Nach dem Tod Wagner-Riegers wurde Artur Rosenauer, schon seit 1976 ao. Professor, 1982 als o. Professor berufen. In den 1990er Jahren erfolgte, nach jahrelanger Vakanz, eine weitgehende Neubesetzung der Ordinariate. Nachfolger des 1992 verstorbenen Günther Heinz wurde 1994 Friedrich Teja Bach. Den Emeriti Fillitz und Schmidt folgten 1997 Hellmut Lorenz und 1998 Michael Viktor Schwarz. 1996 wurde ein neues Extraordinariat (jetzt: Professur) für außereuropäische Kunstgeschichte eingerichtet, auf das Deborah Klimburg-Salter berufen wurde. Als Nachfolgerin von Helmut Buschhausen wurde Lioba Theis 2005 Professorin für byzantinische Kunstgeschichte.

 

Aus dem akademischen 'Mittelbau' kamen die ao. Professorinnen und ao. Professoren: Walter Krause, Peter HaikoMartina Pippal., Monika Dachs, Hans Aurenhammer, Michaela Krieger, Ingeborg Schemper-Sparholz.

 

Die wenigen Zimmer im Ferstel-Gebäude am Ring hatten dem Institut fast 80 Jahre lang genügt.
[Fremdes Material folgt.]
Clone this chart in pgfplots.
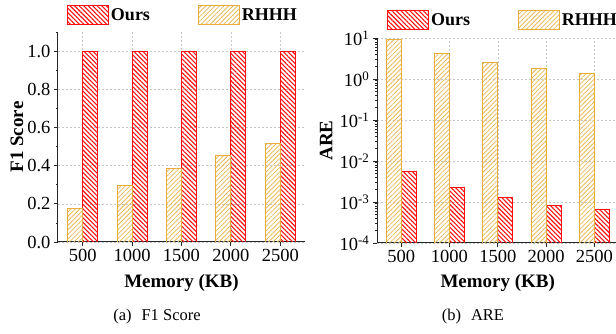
\documentclass[border=0pt]{standalone}
\usepackage{pgfplots}
\pgfplotsset{compat=1.18}
\usepackage{fontspec}
\setmainfont{Liberation Serif}
\usetikzlibrary{patterns.meta}
\definecolor{oursred}{RGB}{255,15,15}
\definecolor{rhhhor}{RGB}{232,172,60}
\begin{document}
\begin{tikzpicture}
\useasboundingbox (0pt,0pt) rectangle (616pt,334pt);
\pgfplotsset{
  mystyle/.style={
    scale only axis,
    ybar,
    bar width=15pt,
    xmin=-0.5, xmax=4.5,
    xtick=data,
    xticklabels={500,1000,1500,2000,2500},
    axis x line*=bottom,
    axis y line*=left,
    axis line style={line width=1pt, black!85},
    tick align=outside,
    major tick length=4pt,
    minor tick length=2pt,
    tick style={line width=0.8pt, black!85},
    xmajorgrids, ymajorgrids,
    major grid style={dash pattern=on 2pt off 2pt, gray!45, line width=0.5pt},
    /pgf/number format/assume math mode=true,
    tick label style={font=\fontsize{18.5}{20}\selectfont},
    label style={font=\fontsize{19}{21}\selectfont\bfseries},
    xlabel={Memory (KB)},
    legend columns=2,
    legend style={draw=none, fill=none, inner sep=0pt, font=\fontsize{18}{20}\selectfont\bfseries,
      /tikz/every even column/.append style={column sep=46pt},
      nodes={inner sep=2pt}},
    legend image code/.code={\draw[##1] (0pt,-9.5pt) rectangle (41pt,9.5pt);},
    oursbar/.style={draw=oursred, line width=0.9pt, pattern color=oursred,
      pattern={Lines[angle=-45,distance=3.2pt,line width=1.1pt]}},
    rhhhbar/.style={draw=rhhhor, line width=0.9pt, pattern color=rhhhor!85,
      pattern={Lines[angle=45,distance=3.2pt,line width=0.8pt]}},
  }
}
\begin{axis}[mystyle,
  at={(58pt,92pt)}, anchor=south west,
  width=247pt, height=210pt,
  ymin=0, ymax=1.1,
  ytick={0,0.2,0.4,0.6,0.8,1.0},
  minor ytick={0.1,0.3,0.5,0.7,0.9,1.1},
  yticklabel style={/pgf/number format/.cd, fixed, fixed zerofill, precision=1},
  ylabel={F1 Score},
  ylabel style={at={(rel axis cs:-0.166,0.5)}, anchor=center, rotate=0},
  xlabel style={at={(rel axis cs:0.5,-0.195)}, anchor=center},
  legend style={at={(rel axis cs:0.036,1.129)}, anchor=north west},
]
\addplot[oursbar, bar shift=7.5pt] coordinates {(0,0.996) (1,1.0) (2,1.0) (3,1.0) (4,1.0)};
\addlegendentry{Ours}
\addplot[rhhhbar, bar shift=-7.5pt] coordinates {(0,0.178) (1,0.296) (2,0.387) (3,0.455) (4,0.515)};
\addlegendentry{RHHH}
\end{axis}
\begin{axis}[mystyle,
  at={(377pt,91pt)}, anchor=south west,
  width=241.5pt, height=205pt,
  ymode=log, log origin=infty,
  ymin=1e-4, ymax=10,
  ytick={1e-4,1e-3,1e-2,1e-1,1,10},
  yticklabels={10\textsuperscript{-4},10\textsuperscript{-3},10\textsuperscript{-2},10\textsuperscript{-1},10\textsuperscript{0},10\textsuperscript{1}},
  ylabel={ARE},
  ylabel style={at={(rel axis cs:-0.211,0.5)}, anchor=center, rotate=0},
  xlabel style={at={(rel axis cs:0.5,-0.195)}, anchor=center},
  legend style={at={(rel axis cs:0.041,1.137)}, anchor=north west},
]
\addplot[oursbar, bar shift=7.5pt] coordinates {(0,0.0056) (1,0.0023) (2,0.0013) (3,0.00081) (4,0.00064)};
\addlegendentry{Ours}
\addplot[rhhhbar, bar shift=-7.5pt] coordinates {(0,9.1) (1,4.3) (2,2.57) (3,1.82) (4,1.38)};
\addlegendentry{RHHH}
\end{axis}
\node[font=\fontsize{16.5}{18}\selectfont] at (157pt,17pt) {(a)\hspace{0.6em}F1 Score};
\node[font=\fontsize{16.5}{18}\selectfont] at (473pt,17pt) {(b)\hspace{0.6em}ARE};
\end{tikzpicture}
\end{document}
Im seit 1962 bezogenen Neuen Institutsgebäude führte die sprunghaft angestiegene Zahl der Studierenden, die Zunahme der Lehrenden und der nichtwissenschaftlichen Mitarbeiter sowie die ständig wachsende Bibliothek schon nach zwei Jahrzehnten zu einem gravierenden Platzmangel. 1997 übersiedelte das Institut für Kunstgeschichte daher in die großzügigen Räumlichkeiten im Hof 9 des Universitätscampus im ehemaligen Allgemeinen Krankenhaus.